Stack allocations are dramatically cheaper because they involve simple pointer arithmetic to adjust the stack pointer, often with zero runtime cost. When a function starts, space for its local variables is reserved in a single stack frame; when the function returns, the entire frame is popped, reclaiming all memory instantly. In contrast, heap allocations require the memory allocator to find a free block, update metadata, and later the garbage collector must trace and free unreachable objects. This adds overhead both during allocation and throughout the program's lifecycle. Stack allocations also generate no garbage, so the collector has less work, leading to lower pause times and better overall throughput.

2. How does Go's slice growth lead to heap allocations?

When you append to a slice beyond its capacity, Go must allocate a new, larger backing array on the heap. For example, starting with an empty slice, the first append allocates capacity 1. The second append doubles it to 2, then to 4, 8, and so on. Each time the slice fills, a new allocation occurs, and the old backing array becomes garbage. This pattern is especially wasteful during the startup phase when the slice is small. The doubling strategy is efficient for large slices, but if your slice never grows beyond a few elements, you may suffer many unnecessary heap allocations. Each allocation involves the memory allocator, and the abandoned arrays add pressure on the garbage collector.

3. What is the 'startup phase' overhead for slices and why does it matter?

The startup phase refers to the initial iterations when a slice is small and each append forces a new heap allocation. For instance, creating a slice by reading from a channel can cause allocations on nearly every iteration until the slice reaches a reasonable size. In hot code paths, this repeated allocation and garbage generation can dominate performance. Even after the slice stabilizes, the early allocations remain as garbage that the collector must clean up. If your slice rarely exceeds 10 elements, the overhead of the startup phase may occur on every invocation. Understanding this pattern helps you decide whether to preallocate the slice with a suitable initial capacity to avoid these costly heap allocations entirely.

4. How can you reduce heap allocations when building slices?

The simplest way is to preallocate the slice with an estimated capacity using make([]T, 0, capacity). By providing a capacity that matches your expected number of elements, you avoid the repeated reallocation and copying during growth. For example, if you know you'll process roughly 100 tasks, start with tasks := make([]task, 0, 100). This single allocation may be on the stack if the capacity is constant and small enough; otherwise, it will be on the heap but still far cheaper than dozens of small allocations. Another technique is to use a local array and then take a slice of it, which can allocate the backing array entirely on the stack. These practices minimize GC pressure and improve cache locality.

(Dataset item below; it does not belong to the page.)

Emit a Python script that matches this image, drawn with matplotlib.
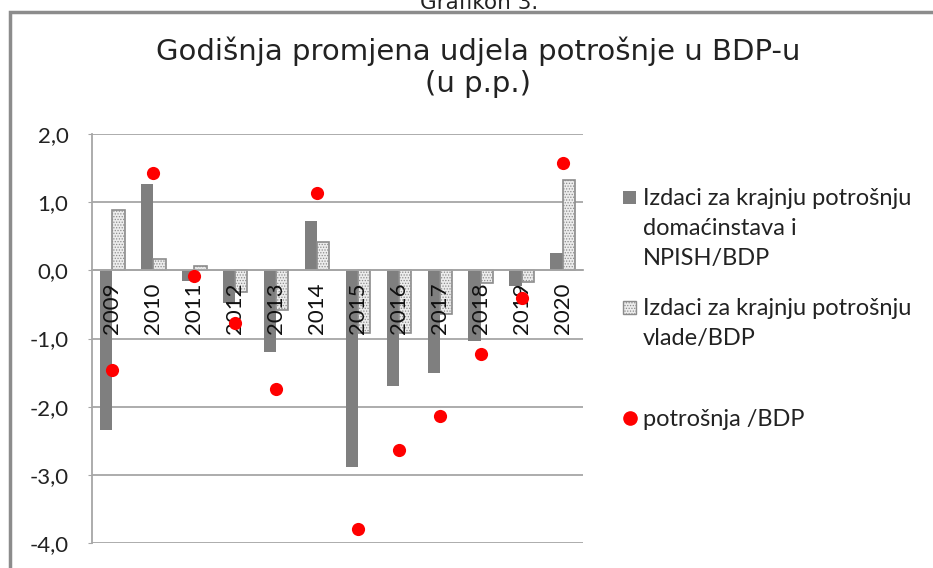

5. How does stack allocation improve cache friendliness and memory reuse?

Stack-allocated data is stored in a contiguous region of memory that is highly local to the current goroutine's execution. Because the stack is accessed in a LIFO order, recently used data is likely to remain in the CPU cache, reducing cache misses. Moreover, when a function returns, its stack frame is immediately reusable for the next function call. This prompt reuse means that memory is continuously recycled without any involvement from the garbage collector. In contrast, heap-allocated objects might be scattered across memory and remain live for unpredictable durations, causing both poor cache behavior and increased overhead for the garbage collector to track and reclaim.

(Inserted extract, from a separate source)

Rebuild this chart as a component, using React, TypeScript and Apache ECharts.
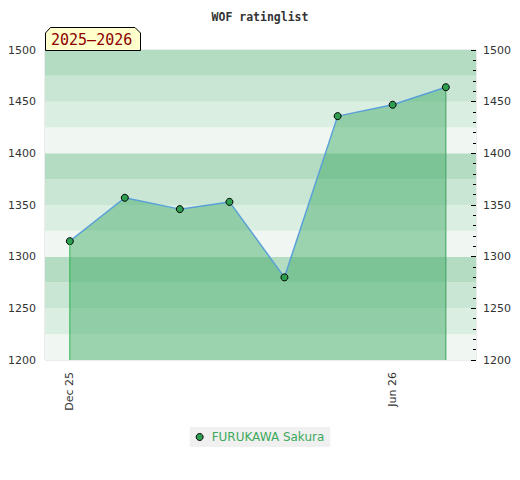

6. What recent Go improvements have targeted heap allocation reduction?

Go 1.22 and 1.23 introduced several optimizations to reduce heap allocations, including enhancements to the escape analysis pass. The compiler now detects more cases where variables can safely live on the stack instead of being moved to the heap. For example, certain slice and map operations are now placed on the stack when their lifetimes are bounded. Additionally, improvements like the 'Green Tea' garbage collector have made heap allocation less painful, but the core goal remains to allocate on the stack whenever possible. The standard library has also been refactored to use stack-friendly patterns, such as preallocated buffers. These changes mean that your Go programs can run faster and with lower memory overhead simply by upgrading the toolchain.